#### Given information
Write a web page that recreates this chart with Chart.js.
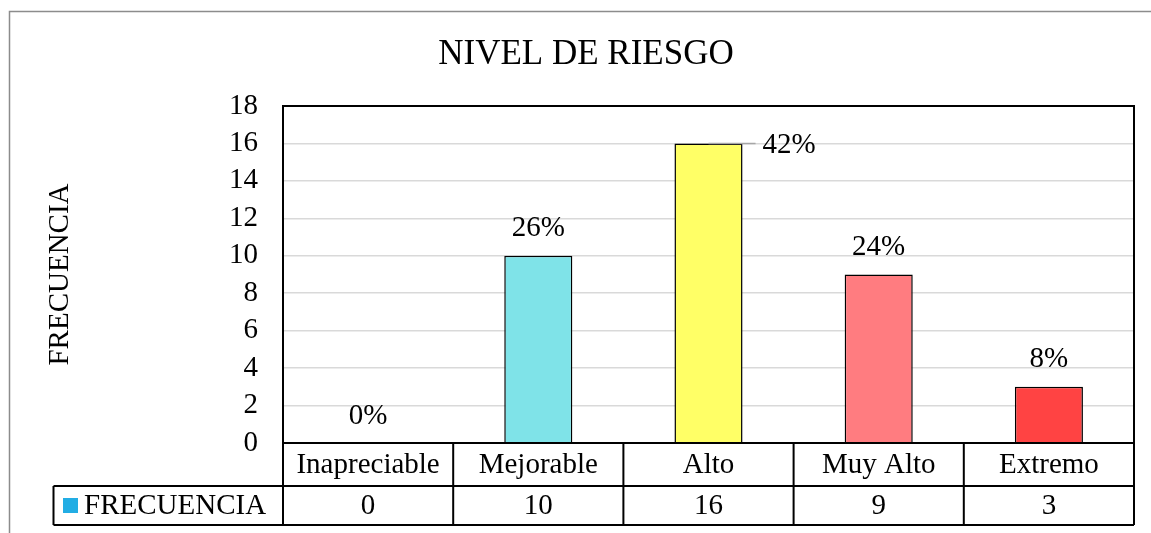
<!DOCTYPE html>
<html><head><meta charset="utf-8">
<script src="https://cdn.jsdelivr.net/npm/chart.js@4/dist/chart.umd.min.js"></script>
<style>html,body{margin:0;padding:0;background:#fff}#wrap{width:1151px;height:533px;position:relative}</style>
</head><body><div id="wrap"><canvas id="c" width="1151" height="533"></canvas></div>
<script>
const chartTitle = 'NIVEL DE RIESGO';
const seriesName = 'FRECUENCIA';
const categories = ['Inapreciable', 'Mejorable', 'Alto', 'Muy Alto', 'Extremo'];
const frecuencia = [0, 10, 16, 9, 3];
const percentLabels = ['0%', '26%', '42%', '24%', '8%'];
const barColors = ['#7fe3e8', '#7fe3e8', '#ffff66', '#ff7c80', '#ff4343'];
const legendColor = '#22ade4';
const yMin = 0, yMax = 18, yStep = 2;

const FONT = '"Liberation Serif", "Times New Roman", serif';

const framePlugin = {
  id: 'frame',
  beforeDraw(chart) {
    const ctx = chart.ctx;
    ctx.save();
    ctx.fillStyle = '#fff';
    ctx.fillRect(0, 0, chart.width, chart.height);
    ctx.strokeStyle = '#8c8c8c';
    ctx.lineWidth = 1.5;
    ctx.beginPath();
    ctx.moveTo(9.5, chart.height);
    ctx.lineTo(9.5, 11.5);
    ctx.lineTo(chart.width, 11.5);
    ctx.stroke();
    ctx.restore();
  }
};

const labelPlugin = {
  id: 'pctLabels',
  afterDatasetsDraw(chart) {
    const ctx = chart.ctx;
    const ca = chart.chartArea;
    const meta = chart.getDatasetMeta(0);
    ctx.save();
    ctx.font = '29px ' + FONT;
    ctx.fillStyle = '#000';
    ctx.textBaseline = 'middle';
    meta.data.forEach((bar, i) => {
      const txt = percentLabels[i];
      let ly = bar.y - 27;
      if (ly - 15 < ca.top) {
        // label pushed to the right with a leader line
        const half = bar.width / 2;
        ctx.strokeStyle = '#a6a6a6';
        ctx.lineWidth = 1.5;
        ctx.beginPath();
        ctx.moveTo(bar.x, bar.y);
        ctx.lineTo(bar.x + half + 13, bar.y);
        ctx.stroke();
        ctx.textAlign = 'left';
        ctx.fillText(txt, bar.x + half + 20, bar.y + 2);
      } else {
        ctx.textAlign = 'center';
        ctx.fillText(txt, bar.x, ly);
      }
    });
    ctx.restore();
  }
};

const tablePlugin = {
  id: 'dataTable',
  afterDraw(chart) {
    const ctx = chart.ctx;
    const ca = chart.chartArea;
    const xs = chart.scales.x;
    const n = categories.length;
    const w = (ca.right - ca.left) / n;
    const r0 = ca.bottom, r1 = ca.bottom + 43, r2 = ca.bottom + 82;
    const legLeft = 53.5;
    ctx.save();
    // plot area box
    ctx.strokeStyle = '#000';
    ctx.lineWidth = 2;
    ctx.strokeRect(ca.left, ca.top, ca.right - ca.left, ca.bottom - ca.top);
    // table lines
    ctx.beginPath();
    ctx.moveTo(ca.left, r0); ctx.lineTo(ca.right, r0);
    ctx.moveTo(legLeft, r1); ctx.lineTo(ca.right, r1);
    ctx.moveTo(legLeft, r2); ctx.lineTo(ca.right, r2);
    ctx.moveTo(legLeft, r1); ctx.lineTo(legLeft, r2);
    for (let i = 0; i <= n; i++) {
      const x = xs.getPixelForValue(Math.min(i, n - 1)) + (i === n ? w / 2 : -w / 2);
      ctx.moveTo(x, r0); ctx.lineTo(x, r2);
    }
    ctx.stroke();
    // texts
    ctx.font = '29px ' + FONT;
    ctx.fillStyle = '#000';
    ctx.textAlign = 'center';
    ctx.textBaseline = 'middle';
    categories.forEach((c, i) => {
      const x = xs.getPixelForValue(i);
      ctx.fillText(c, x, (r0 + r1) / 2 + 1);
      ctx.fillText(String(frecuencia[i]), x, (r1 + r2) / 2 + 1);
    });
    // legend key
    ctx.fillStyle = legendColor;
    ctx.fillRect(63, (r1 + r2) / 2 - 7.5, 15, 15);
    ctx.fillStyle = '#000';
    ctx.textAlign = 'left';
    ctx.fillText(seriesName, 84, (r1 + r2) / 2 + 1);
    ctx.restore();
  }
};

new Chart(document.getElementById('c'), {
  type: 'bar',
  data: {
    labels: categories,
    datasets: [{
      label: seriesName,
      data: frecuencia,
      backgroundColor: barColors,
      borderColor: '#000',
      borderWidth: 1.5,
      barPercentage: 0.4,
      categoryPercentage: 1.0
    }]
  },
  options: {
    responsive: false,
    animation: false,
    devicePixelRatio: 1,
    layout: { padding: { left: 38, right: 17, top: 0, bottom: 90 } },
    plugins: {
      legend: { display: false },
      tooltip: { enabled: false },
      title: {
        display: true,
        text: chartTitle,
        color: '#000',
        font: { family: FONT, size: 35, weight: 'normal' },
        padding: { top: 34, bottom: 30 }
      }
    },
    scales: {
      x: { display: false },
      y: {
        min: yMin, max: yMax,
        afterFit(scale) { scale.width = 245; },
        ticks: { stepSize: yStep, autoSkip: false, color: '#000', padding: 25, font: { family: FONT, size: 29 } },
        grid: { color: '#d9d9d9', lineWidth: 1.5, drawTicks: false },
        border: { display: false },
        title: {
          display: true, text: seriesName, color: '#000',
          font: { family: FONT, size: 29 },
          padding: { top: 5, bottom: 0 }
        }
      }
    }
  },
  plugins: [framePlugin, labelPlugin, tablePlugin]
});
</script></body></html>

#### What this task involves
Without the images, write out each line of the data verbatim.

#### Exercise response
Write a web page that recreates this chart with Chart.js.
<!DOCTYPE html>
<html><head><meta charset="utf-8">
<script src="https://cdn.jsdelivr.net/npm/chart.js@4/dist/chart.umd.min.js"></script>
<style>html,body{margin:0;padding:0;background:#fff}#wrap{width:1151px;height:533px;position:relative}</style>
</head><body><div id="wrap"><canvas id="c" width="1151" height="533"></canvas></div>
<script>
const chartTitle = 'NIVEL DE RIESGO';
const seriesName = 'FRECUENCIA';
const categories = ['Inapreciable', 'Mejorable', 'Alto', 'Muy Alto', 'Extremo'];
const frecuencia = [0, 10, 16, 9, 3];
const percentLabels = ['0%', '26%', '42%', '24%', '8%'];
const barColors = ['#7fe3e8', '#7fe3e8', '#ffff66', '#ff7c80', '#ff4343'];
const legendColor = '#22ade4';
const yMin = 0, yMax = 18, yStep = 2;

const FONT = '"Liberation Serif", "Times New Roman", serif';

const framePlugin = {
  id: 'frame',
  beforeDraw(chart) {
    const ctx = chart.ctx;
    ctx.save();
    ctx.fillStyle = '#fff';
    ctx.fillRect(0, 0, chart.width, chart.height);
    ctx.strokeStyle = '#8c8c8c';
    ctx.lineWidth = 1.5;
    ctx.beginPath();
    ctx.moveTo(9.5, chart.height);
    ctx.lineTo(9.5, 11.5);
    ctx.lineTo(chart.width, 11.5);
    ctx.stroke();
    ctx.restore();
  }
};

const labelPlugin = {
  id: 'pctLabels',
  afterDatasetsDraw(chart) {
    const ctx = chart.ctx;
    const ca = chart.chartArea;
    const meta = chart.getDatasetMeta(0);
    ctx.save();
    ctx.font = '29px ' + FONT;
    ctx.fillStyle = '#000';
    ctx.textBaseline = 'middle';
    meta.data.forEach((bar, i) => {
      const txt = percentLabels[i];
      let ly = bar.y - 27;
      if (ly - 15 < ca.top) {
        // label pushed to the right with a leader line
        const half = bar.width / 2;
        ctx.strokeStyle = '#a6a6a6';
        ctx.lineWidth = 1.5;
        ctx.beginPath();
        ctx.moveTo(bar.x, bar.y);
        ctx.lineTo(bar.x + half + 13, bar.y);
        ctx.stroke();
        ctx.textAlign = 'left';
        ctx.fillText(txt, bar.x + half + 20, bar.y + 2);
      } else {
        ctx.textAlign = 'center';
        ctx.fillText(txt, bar.x, ly);
      }
    });
    ctx.restore();
  }
};

const tablePlugin = {
  id: 'dataTable',
  afterDraw(chart) {
    const ctx = chart.ctx;
    const ca = chart.chartArea;
    const xs = chart.scales.x;
    const n = categories.length;
    const w = (ca.right - ca.left) / n;
    const r0 = ca.bottom, r1 = ca.bottom + 43, r2 = ca.bottom + 82;
    const legLeft = 53.5;
    ctx.save();
    // plot area box
    ctx.strokeStyle = '#000';
    ctx.lineWidth = 2;
    ctx.strokeRect(ca.left, ca.top, ca.right - ca.left, ca.bottom - ca.top);
    // table lines
    ctx.beginPath();
    ctx.moveTo(ca.left, r0); ctx.lineTo(ca.right, r0);
    ctx.moveTo(legLeft, r1); ctx.lineTo(ca.right, r1);
    ctx.moveTo(legLeft, r2); ctx.lineTo(ca.right, r2);
    ctx.moveTo(legLeft, r1); ctx.lineTo(legLeft, r2);
    for (let i = 0; i <= n; i++) {
      const x = xs.getPixelForValue(Math.min(i, n - 1)) + (i === n ? w / 2 : -w / 2);
      ctx.moveTo(x, r0); ctx.lineTo(x, r2);
    }
    ctx.stroke();
    // texts
    ctx.font = '29px ' + FONT;
    ctx.fillStyle = '#000';
    ctx.textAlign = 'center';
    ctx.textBaseline = 'middle';
    categories.forEach((c, i) => {
      const x = xs.getPixelForValue(i);
      ctx.fillText(c, x, (r0 + r1) / 2 + 1);
      ctx.fillText(String(frecuencia[i]), x, (r1 + r2) / 2 + 1);
    });
    // legend key
    ctx.fillStyle = legendColor;
    ctx.fillRect(63, (r1 + r2) / 2 - 7.5, 15, 15);
    ctx.fillStyle = '#000';
    ctx.textAlign = 'left';
    ctx.fillText(seriesName, 84, (r1 + r2) / 2 + 1);
    ctx.restore();
  }
};

new Chart(document.getElementById('c'), {
  type: 'bar',
  data: {
    labels: categories,
    datasets: [{
      label: seriesName,
      data: frecuencia,
      backgroundColor: barColors,
      borderColor: '#000',
      borderWidth: 1.5,
      barPercentage: 0.4,
      categoryPercentage: 1.0
    }]
  },
  options: {
    responsive: false,
    animation: false,
    devicePixelRatio: 1,
    layout: { padding: { left: 38, right: 17, top: 0, bottom: 90 } },
    plugins: {
      legend: { display: false },
      tooltip: { enabled: false },
      title: {
        display: true,
        text: chartTitle,
        color: '#000',
        font: { family: FONT, size: 35, weight: 'normal' },
        padding: { top: 34, bottom: 30 }
      }
    },
    scales: {
      x: { display: false },
      y: {
        min: yMin, max: yMax,
        afterFit(scale) { scale.width = 245; },
        ticks: { stepSize: yStep, autoSkip: false, color: '#000', padding: 25, font: { family: FONT, size: 29 } },
        grid: { color: '#d9d9d9', lineWidth: 1.5, drawTicks: false },
        border: { display: false },
        title: {
          display: true, text: seriesName, color: '#000',
          font: { family: FONT, size: 29 },
          padding: { top: 5, bottom: 0 }
        }
      }
    }
  },
  plugins: [framePlugin, labelPlugin, tablePlugin]
});
</script></body></html>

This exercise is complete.